At this point, we want the output to be the anatomical images for each of the subject numbers of interest and the functional images for each pairwise combination of the subject numbers of interest and the tasks of interest. We can use the expand helper function to insert these values into the rule output paths:

workflow/workflow/Snakefile¶

include: "rules/common.smk"
include: "rules/acquire_anat.smk"
include: "rules/acquire_func.smk"

rule all:
    input:
        expand(rules.acquire_anat.output.img, sub_num=SUB_NUMS),
        expand(rules.acquire_func.output.img, sub_num=SUB_NUMS, task=TASKS),

Executing the workflow¶

We now have everything in order to actually run the workflow!
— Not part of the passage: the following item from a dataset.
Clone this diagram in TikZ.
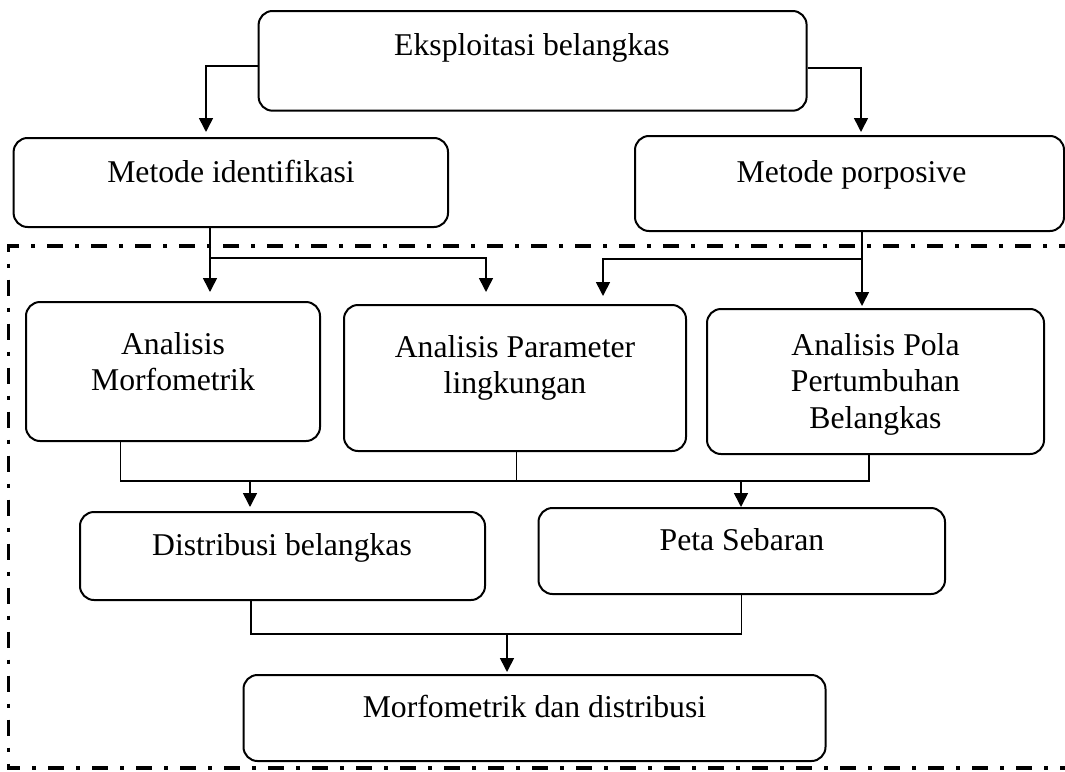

However, before doing so it is typically useful to do a ‘dry run’. This shows us what Snakemake is planning to do, but does not actually execute the jobs. We can do a dry run via:

$ uv run snakemake --dry-run

This will produce a bunch of output. If we start at the top, it will look something like:

Using workflow specific profile profiles/default for setting default command line arguments.
host: djmhomepc
Building DAG of jobs...
Singularity image docker://amazon/aws-cli:2.32.21 will be pulled.
Job stats:
job             count
------------  -------
acquire_anat        3
acquire_func        6
all                 1
total              10

We can see that it has picked up our command line arguments profile, and that it has recognised that it needs to pull the container in order to run the rules. It also shows that it needs to run the acquire_anat rule 3 times and the acquire_func rule 6 times — which matches our expectation on the number of output files that will be produced.

We can also look at the details for specific jobs, such as an anatomical data acquisition:

rule acquire_anat:
    output: results/sub-10159/anat/sub-10159_T1w.nii.gz
    jobid: 1
    reason: Missing output files: results/sub-10159/anat/sub-10159_T1w.nii.gz
    wildcards: sub_num=10159
    resources: tmpdir=<TBD>
Shell command: 
aws s3 cp --no-sign-request --only-show-errors s3://openneuro.org/ds000030/sub-10159/anat/sub-10159_T1w.nii.gz results/sub-10159/anat/sub-10159_T1w.nii.gz

Note that Snakemake states its reason for running the job - here, because the required output file is not present. It also shows the wildcard value that it will use, and the shell command that is constructed.

The description for a functional acquisition job is similar:

rule acquire_func:
    output: results/sub-10171/func/sub-10171_task-stopsignal_bold.nii.gz
    jobid: 7
    reason: Missing output files: results/sub-10171/func/sub-10171_task-stopsignal_bold.nii.gz
    wildcards: sub_num=10171, task=stopsignal
    resources: tmpdir=<TBD>
Shell command: 
aws s3 cp --no-sign-request --only-show-errors s3://openneuro.org/ds000030/sub-10171/func/sub-10171_task-stopsignal_bold.nii.gz results/sub-10171/func/sub-10171_task-stopsignal_bold.nii.gz

If all looks good, we can go ahead and actually run the workflow:

$ uv run snakemake

Snakemake will print its progress to the screen. When it completes, the required output files will be found in the results/ directory.